Can you write out all the lines word for word, with no pictures?

-------- DATA SHOWN --------

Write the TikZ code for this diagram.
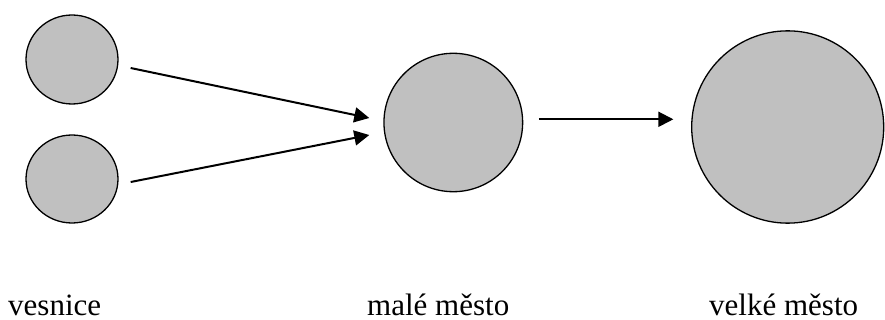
\documentclass[tikz,border=0pt]{standalone}
\usepackage{fontspec}
\setmainfont{Liberation Serif}
\usetikzlibrary{shapes.geometric,arrows.meta}
\definecolor{cityfill}{RGB}{192,192,192}
\tikzset{
  town/.style={ellipse, draw=black, fill=cityfill, line width=1.3pt, inner sep=0pt},
  flow/.style={line width=2pt, -{Triangle[length=15pt,width=15pt]}},
  lbl/.style={anchor=base west, inner sep=0pt, text depth=0pt, font=\fontsize{31}{36}\selectfont}
}
\begin{document}
\begin{tikzpicture}[x=1pt,y=-1pt]
\useasboundingbox (0,0) rectangle (885,320);
\begin{scope}
\clip (0,0) rectangle (885,320);
\node[town, minimum width=92pt, minimum height=89pt] (v1) at (72,59.5) {};
\node[town, minimum width=92pt, minimum height=88pt] (v2) at (72,179) {};
\node[town, minimum width=138.7pt, minimum height=138.4pt] (m) at (453.3,122.5) {};
\node[town, minimum width=192pt, minimum height=192.3pt] (big) at (787.7,127) {};
\end{scope}
\draw[flow] ([shift={(12,8.5)}]v1.east) -- ([shift={(-14,-4.5)}]m.west);
\draw[flow] ([shift={(12,3)}]v2.east) -- ([shift={(-14,12.5)}]m.west);
\draw[flow] ([shift={(15.6,-3.2)}]m.east) -- ([shift={(-17.7,-7.7)}]big.west);
\node[lbl] (t1) at (8,315) {vesnice};
\node[lbl] (t2) at (367,315) {malé město};
\node[lbl] (t3) at (709,315) {velké město};
\end{tikzpicture}
\end{document}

--------

* EXERCISE RESULT *
Write the TikZ code for this diagram.
\documentclass[tikz,border=0pt]{standalone}
\usepackage{fontspec}
\setmainfont{Liberation Serif}
\usetikzlibrary{shapes.geometric,arrows.meta}
\definecolor{cityfill}{RGB}{192,192,192}
\tikzset{
  town/.style={ellipse, draw=black, fill=cityfill, line width=1.3pt, inner sep=0pt},
  flow/.style={line width=2pt, -{Triangle[length=15pt,width=15pt]}},
  lbl/.style={anchor=base west, inner sep=0pt, text depth=0pt, font=\fontsize{31}{36}\selectfont}
}
\begin{document}
\begin{tikzpicture}[x=1pt,y=-1pt]
\useasboundingbox (0,0) rectangle (885,320);
\begin{scope}
\clip (0,0) rectangle (885,320);
\node[town, minimum width=92pt, minimum height=89pt] (v1) at (72,59.5) {};
\node[town, minimum width=92pt, minimum height=88pt] (v2) at (72,179) {};
\node[town, minimum width=138.7pt, minimum height=138.4pt] (m) at (453.3,122.5) {};
\node[town, minimum width=192pt, minimum height=192.3pt] (big) at (787.7,127) {};
\end{scope}
\draw[flow] ([shift={(12,8.5)}]v1.east) -- ([shift={(-14,-4.5)}]m.west);
\draw[flow] ([shift={(12,3)}]v2.east) -- ([shift={(-14,12.5)}]m.west);
\draw[flow] ([shift={(15.6,-3.2)}]m.east) -- ([shift={(-17.7,-7.7)}]big.west);
\node[lbl] (t1) at (8,315) {vesnice};
\node[lbl] (t2) at (367,315) {malé město};
\node[lbl] (t3) at (709,315) {velké město};
\end{tikzpicture}
\end{document}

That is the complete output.